There is tremendous power in being consistent. Professional athletes spend countless hours practicing their craft in order to improve their effectiveness and consistency. There are players that consistently make clutch plays. You can rely on them to deliver the results when it counts.
“Confidence comes from hours and days and weeks and years of constant work and dedication.” – Roger Staubach
Many of us won’t be called on to make a winning 3 point shot in the NBA Finals but we can certainly learn a lesson or two from athletes, which we can apply in our own lives. The idea is to strive to be consistent in whatever it is you put your mind to. Whether it relates to your business, family or fitness goals…there is tremendous power in being consistent. Consistently doing what is required to achieve your goals. Success is not about doing one HUGE thing right and BAM! you’re successful. It’s about doing the small things day in and day out, even when you don’t feel like doing it. Yes you’ll have days when you fall off the wagon but you need to pick yourself up and refocus the next day.
Last year I picked up the book, The Compound Effect by Darren Hardy. He lays out details of his personal success and he claims that his most important trait is his unyielding and relentless commitment to consistency. “Success is not defined by how you start, but by how you continue…over a long period of time.”

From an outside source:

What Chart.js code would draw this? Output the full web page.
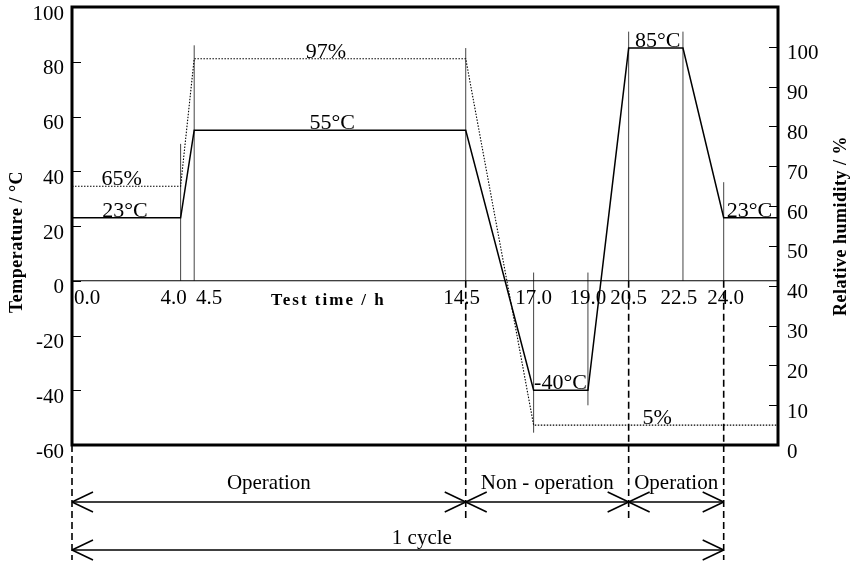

The Compound Effect states that the routine choices we make, when compounded over long periods, form habits which exert outsized control over our lives. The compound effect is always working, whether you believe in it or not. Either working in your favor or against you. Small efforts you put in each day begin to compound and have a drastic effect on our health, wealth and mindset. A good example he gives is that of annual compound interest, but in your case think of your daily actions compounded weekly. The return on your initial investment is multiplied significantly based on your consistency. The momentum you gain will help propel you forward while also providing a surge of motivation.

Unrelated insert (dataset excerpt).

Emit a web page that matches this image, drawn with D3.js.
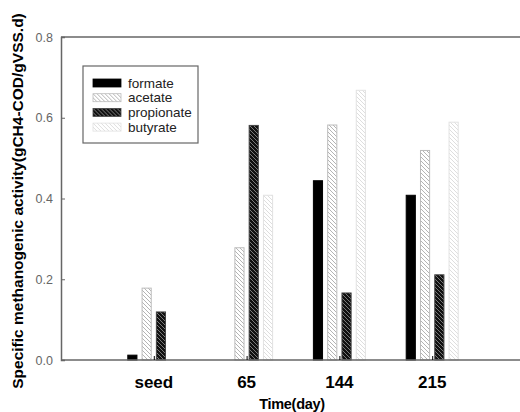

For many of us, it is easy to begin something. Most of us are super determined to make a change as we ring in the New Year each year. Three months later, if you’ve lasted this long, your determination has usually faded away. Whether it’s starting a workout regime or eliminating a bad habit. We all start with an extreme situation, like committing to going to the gym 5-6 times a week, when just a month before, our definition of a workout was running to get the mail 15 yards from our front door. The extremism may work at first but it is not easy to sustain for the long run. The key is to ease your way into the desired change. Develop a plan where you can ramp up to the desired result while still giving yourself flexibility if you encounter some drawbacks along the way. If your plan is too extreme, you risk losing motivation once you encounter situations that affect the sustainability of your plan. With flexibility in your game plan you can allow for some hiccups while immediately refocusing on your goals.
The next time you propose a new goal for yourself, break it up into a smaller pieces that you can manage. For me, the thought of running a marathon (26.2 miles) is overwhelming and introduces a dose of anxiety and fear but when I chop it up into buckets of 5 miles, it becomes something more manageable to approach. My reasoning is that a 5 mile run is doable for me, the key is I would have to repeat what is doable for me, just a little over 5 times. This approach can be used to tackle huge goals or help you more effectively knock things off your to-do list. Whatever your goal is, try to break it up into manageable pieces which you can work on each day and most importantly, BEGIN TODAY!